--- Start ---

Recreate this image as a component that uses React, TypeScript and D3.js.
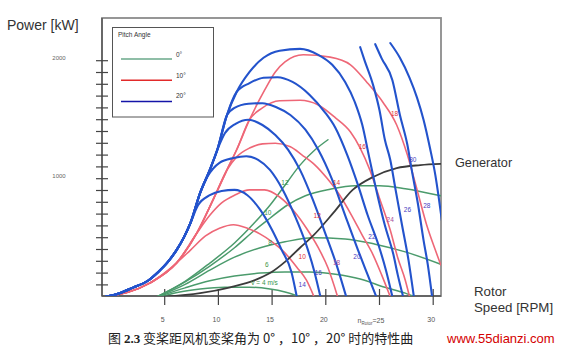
import React from "react";
import * as d3 from "d3";

type Pt = [number, number];

// ---------- axes ----------
const xTicks = [5, 10, 15, 20, 30];
const xTickRotor = 25;
const yMinorTicks = [100, 200, 300, 400, 500, 600, 700, 800, 900, 1000, 1100, 1200, 1300, 1400, 1500, 1600, 1700, 1800, 1900, 2000];
const yTickLabels = [1000, 2000];

// ---------- 20° pitch (blue) ----------
const blueRise: Pt[] = [[-0.5, 0], [0.8, 30], [2.0, 75], [3.4, 133], [4.4, 210], [5.3, 295], [6.1, 395], [6.8, 505], [7.4, 625], [8.3, 880], [9.2, 1075], [9.9, 1245], [10.8, 1540], [11.7, 1735], [12.9, 1905], [14.2, 2025]];
const blue14: Pt[] = [...blueRise.slice(0, 9), [8.1, 775], [9.2, 860], [10.3, 895], [11.5, 905], [12.7, 860], [13.9, 735], [15.0, 565], [15.9, 395], [16.8, 210], [17.3, 0]];
const blue16: Pt[] = [...blueRise.slice(0, 10), [9.0, 1020], [10.1, 1135], [11.4, 1175], [12.6, 1190], [13.7, 1160], [14.8, 1075], [16.0, 905], [17.1, 690], [18.1, 460], [18.9, 225], [19.5, 0]];
const blue18: Pt[] = [...blueRise.slice(0, 12), [10.6, 1385], [11.6, 1465], [12.8, 1500], [14.1, 1455], [15.3, 1370], [16.5, 1245], [17.6, 1075], [18.8, 820], [19.9, 550], [21.0, 270], [21.9, 0]];
const blue20: Pt[] = [...blueRise.slice(0, 13), [11.5, 1600], [12.8, 1635], [14.1, 1640], [15.4, 1605], [16.7, 1540], [18.1, 1415], [19.3, 1245], [20.6, 990], [21.8, 690], [23.0, 395], [23.9, 185], [24.7, 0]];
const blue22: Pt[] = [...blueRise.slice(0, 14), [12.9, 1810], [14.2, 1855], [15.5, 1860], [16.9, 1820], [18.5, 1710], [19.9, 1565], [20.9, 1430], [22.0, 1200], [23.0, 945], [23.9, 690], [24.9, 440], [25.6, 225], [26.2, 0]];
const blue24: Pt[] = [...blueRise.slice(0, 16), [15.7, 2085], [17.6, 2100], [19.3, 2050], [20.6, 1965], [21.8, 1820], [22.7, 1650], [23.4, 1455], [24.0, 1200], [24.7, 905], [25.5, 605], [26.3, 355], [26.7, 185], [27.2, 0]];
const blue26: Pt[] = [[23.2, 2115], [23.6, 2005], [24.4, 1795], [25.0, 1580], [25.5, 1330], [26.0, 1160], [26.5, 905], [27.1, 605], [27.7, 310], [28.2, 0]];
const blue28: Pt[] = [[24.6, 2140], [25.2, 2020], [26.2, 1835], [26.9, 1540], [27.6, 1285], [28.0, 1075], [28.6, 775], [29.1, 480], [29.5, 270], [29.9, 0]];
const blue30: Pt[] = [[26.0, 2150], [26.9, 2025], [27.8, 1855], [28.5, 1685], [29.1, 1500], [29.7, 1260], [30.2, 1030], [30.5, 850], [30.8, 650]];

// ---------- 10° pitch (red) ----------
const redRise: Pt[] = [[-0.5, 0], [3.6, 115], [6.1, 285], [8.0, 540], [9.5, 820], [10.8, 1075], [11.7, 1245], [12.9, 1500], [14.3, 1750]];
const red10: Pt[] = [...redRise.slice(0, 3), [7.4, 395], [8.8, 515], [10.1, 580], [11.4, 610], [12.7, 580], [13.9, 530], [15.0, 465], [16.1, 380], [17.3, 250], [18.2, 140], [18.9, 0]];
const red12: Pt[] = [...redRise.slice(0, 4), [9.2, 690], [10.3, 795], [11.5, 860], [12.9, 905], [14.3, 905], [15.7, 845], [17.1, 718], [18.2, 580], [19.3, 415], [20.2, 245], [21.1, 0]];
const red14: Pt[] = [...redRise.slice(0, 6), [11.7, 1185], [12.9, 1260], [14.1, 1295], [15.3, 1300], [16.7, 1270], [17.8, 1200], [19.0, 1115], [20.1, 1005], [21.3, 860], [22.4, 690], [23.4, 520], [24.4, 355], [25.2, 185], [26.0, 0]];
const red16: Pt[] = [...redRise.slice(0, 8), [14.1, 1600], [15.7, 1660], [17.6, 1665], [19.3, 1625], [20.9, 1515], [22.3, 1395], [23.2, 1260], [24.1, 1075], [25.0, 835], [26.0, 565], [26.7, 330], [27.4, 140], [27.8, 0]];
const red18: Pt[] = [...redRise.slice(0, 9), [15.3, 1905], [16.2, 1990], [17.9, 2050], [20.4, 2030], [22.3, 1965], [23.8, 1820], [25.3, 1650], [26.6, 1455], [27.6, 1200], [28.5, 905], [29.4, 605], [30.2, 395], [30.7, 270]];

// ---------- 0° pitch (green) ----------
const green4: Pt[] = [[4.6, 0], [6.4, 40], [8.3, 65], [10.6, 80], [12.9, 80], [14.8, 65], [16.2, 40], [17.6, 0]];
const green6: Pt[] = [[4.4, 0], [6.9, 75], [9.2, 135], [11.5, 175], [13.9, 200], [16.2, 210], [18.5, 210], [20.9, 190], [23.2, 150], [25.5, 80], [27.4, 30], [28.3, 0]];
const green8: Pt[] = [[4.3, 0], [6.9, 105], [9.2, 225], [11.5, 335], [13.9, 415], [16.2, 465], [18.8, 500], [21.8, 490], [24.6, 445], [27.4, 380], [30.7, 275]];
const green10: Pt[] = [[4.3, 0], [6.9, 125], [9.2, 260], [11.5, 415], [13.4, 565], [14.8, 665], [16.4, 775], [18.1, 855], [20.4, 910], [22.7, 940], [25.0, 940], [27.4, 915], [30.7, 855]];
const green12: Pt[] = [[4.3, 0], [6.9, 130], [9.2, 285], [11.5, 455], [13.4, 630], [14.8, 775], [16.2, 945], [17.6, 1115], [19.0, 1245], [20.2, 1330]];

// ---------- generator ----------
const generator: Pt[] = [[5.0, 0], [8.3, 30], [11.1, 80], [13.4, 140], [14.8, 200], [16.2, 295], [17.6, 415], [18.8, 515], [20.7, 710], [22.5, 905], [24.4, 1015], [26.6, 1090], [28.8, 1115], [30.7, 1125]];

// ---------- curve labels: [text, rpm, kW] ----------
const blueLabels: [string, number, number][] = [["14", 17.8, 100], ["16", 19.3, 200], ["20", 22.9, 335], ["22", 24.3, 505], ["26", 27.6, 735], ["28", 29.4, 775], ["30", 28.1, 1165]];
const mauveLabels: [string, number, number][] = [["18", 21.0, 285], ["24", 26.0, 650]];
const redLabels: [string, number, number][] = [["10", 17.8, 335], ["12", 19.2, 685], ["14", 21.0, 965], ["16", 23.4, 1270], ["18", 26.4, 1555]];
const greenLabels: [string, number, number][] = [["v = 4  m/s", 14.3, 115], ["6", 14.5, 270], ["8", 14.8, 455], ["10", 14.6, 710], ["12", 16.2, 965]];

const legendItems = ["0°", "10°", "20°"];

const BLUE = "#2353cc";
const RED = "#ee6777";
const GREEN = "#4b9b6c";
const BLACK = "#3b3b3b";
const FONT = "'Liberation Sans', Arial, sans-serif";

export default function App() {
  const x = d3.scaleLinear().domain([0, 30]).range([111, 433.2]);
  const y = d3.scaleLinear().domain([0, 2000]).range([296.7, 60.7]);
  const line = d3
    .line<Pt>()
    .x((d) => x(d[0]))
    .y((d) => y(d[1]))
    .curve(d3.curveMonotoneX);

  const L = 102, R = 441, T = 18, B = 296;

  const blues = [blue14, blue16, blue18, blue20, blue22, blue24, blue26, blue28, blue30];
  const reds = [red10, red12, red14, red16, red18];
  const greens = [green4, green6, green8, green10, green12];

  const legendColors = ["#6aa98a", "#e22a2a", "#1414a8"];

  return (
    <svg
      width={562}
      height={357}
      style={{ position: "absolute", left: 0, top: 0, background: "#fff" }}
      fontFamily={FONT}
    >
      <rect x={0} y={0} width={562} height={357} fill="#fff" />
      <defs>
        <clipPath id="plot">
          <rect x={L} y={T} width={R - L} height={B - T} />
        </clipPath>
      </defs>

      {/* frame */}
      <rect x={L} y={T} width={R - L} height={B - T} fill="none" stroke="#8c8c8c" strokeWidth={1.8} />
      <line x1={L} y1={T} x2={L} y2={B} stroke="#555" strokeWidth={1.4} />
      <line x1={L} y1={B} x2={R} y2={B} stroke="#555" strokeWidth={1.4} />

      {/* y ticks */}
      {yMinorTicks.map((v) => (
        <line key={v} x1={96} x2={108} y1={y(v)} y2={y(v)} stroke="#444" strokeWidth={1.2} />
      ))}
      {yTickLabels.map((v) => (
        <text key={v} x={59} y={y(v) - 1} fontSize={6} fill="#666" textAnchor="middle">
          {v}
        </text>
      ))}

      {/* x ticks */}
      {[...xTicks, xTickRotor].map((v) => (
        <line key={v} x1={x(v)} x2={x(v)} y1={289} y2={305} stroke="#444" strokeWidth={1.2} />
      ))}
      {xTicks.map((v) => (
        <text key={v} x={x(v) - 2} y={322} fontSize={7} fill="#555" textAnchor="middle">
          {v}
        </text>
      ))}
      <text x={x(xTickRotor) - 22} y={323} fontSize={7} fill="#555">
        n<tspan fontSize={4.5} dy={1.5}>Rotor</tspan>
        <tspan dy={-1.5}>={xTickRotor}</tspan>
      </text>

      {/* curves */}
      <g clipPath="url(#plot)" fill="none" strokeLinecap="round" strokeLinejoin="round">
        {greens.map((c, i) => (
          <path key={"g" + i} d={line(c) || ""} stroke={GREEN} strokeWidth={1.5} />
        ))}
        {reds.map((c, i) => (
          <path key={"r" + i} d={line(c) || ""} stroke={RED} strokeWidth={1.6} />
        ))}
        <path d={line(generator) || ""} stroke={BLACK} strokeWidth={1.8} />
        {blues.map((c, i) => (
          <path key={"b" + i} d={line(c) || ""} stroke={BLUE} strokeWidth={2.1} />
        ))}
      </g>

      {/* curve labels */}
      {blueLabels.map(([t, a, b]) => (
        <text key={"bl" + t} x={x(a)} y={y(b) + 2.3} fontSize={6.5} fill="#4a3cc0" textAnchor="middle">
          {t}
        </text>
      ))}
      {mauveLabels.map(([t, a, b]) => (
        <text key={"ml" + t} x={x(a)} y={y(b) + 2.3} fontSize={6.5} fill="#a64a9e" textAnchor="middle">
          {t}
        </text>
      ))}
      {redLabels.map(([t, a, b]) => (
        <text key={"rl" + t} x={x(a)} y={y(b) + 2.3} fontSize={6.5} fill="#dd3038" textAnchor="middle">
          {t}
        </text>
      ))}
      {greenLabels.map(([t, a, b]) => (
        <text key={"gl" + t} x={x(a)} y={y(b) + 2.3} fontSize={6.5} fill="#3a9448" textAnchor="middle">
          {t}
        </text>
      ))}

      {/* legend */}
      <rect x={112.5} y={27.5} width={101} height={89.5} fill="#fff" stroke="#555" strokeWidth={1} />
      <text x={118} y={37} fontSize={6.5} fill="#333">
        Pitch Angle
      </text>
      {legendItems.map((t, i) => (
        <g key={t}>
          <line x1={121} x2={172} y1={59 + i * 21.3} y2={59 + i * 21.3} stroke={legendColors[i]} strokeWidth={1.5} />
          <text x={176} y={57 + i * 20.5} fontSize={6.5} fill="#333">
            {t}
          </text>
        </g>
      ))}

      {/* axis titles */}
      <text x={7} y={30} fontSize={14} fill="#333">
        Power [kW]
      </text>
      <text x={455} y={167} fontSize={12.7} fill="#333">
        Generator
      </text>
      <text x={474} y={296} fontSize={13.3} fill="#333">
        Rotor
      </text>
      <text x={474} y={312} fontSize={13.3} fill="#333">
        Speed [RPM]
      </text>

      {/* caption */}
      <text x={108} y={343} fontSize={13} fill="#222" fontFamily="'Noto Sans CJK SC', sans-serif">
        图 <tspan fontWeight="bold" fontFamily="'Liberation Serif', serif">2.3</tspan> 变桨距风机变桨角为 0° ，10° ，20° 时的特性曲
      </text>
      <text x={447} y={343} fontSize={13} fill="#d40000" fontFamily={FONT}>
        www.55dianzi.com
      </text>
    </svg>
  );
}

--- End ---

**WHAT TO DO**
With the pictures left out, restate word for word every line of the data above, from the first down to the line that contains "const yTickLabels = [1000, 2000];".

**COMPLETED EXERCISE**
Recreate this image as a component that uses React, TypeScript and D3.js.
import React from "react";
import * as d3 from "d3";

type Pt = [number, number];

// ---------- axes ----------
const xTicks = [5, 10, 15, 20, 30];
const xTickRotor = 25;
const yMinorTicks = [100, 200, 300, 400, 500, 600, 700, 800, 900, 1000, 1100, 1200, 1300, 1400, 1500, 1600, 1700, 1800, 1900, 2000];
const yTickLabels = [1000, 2000];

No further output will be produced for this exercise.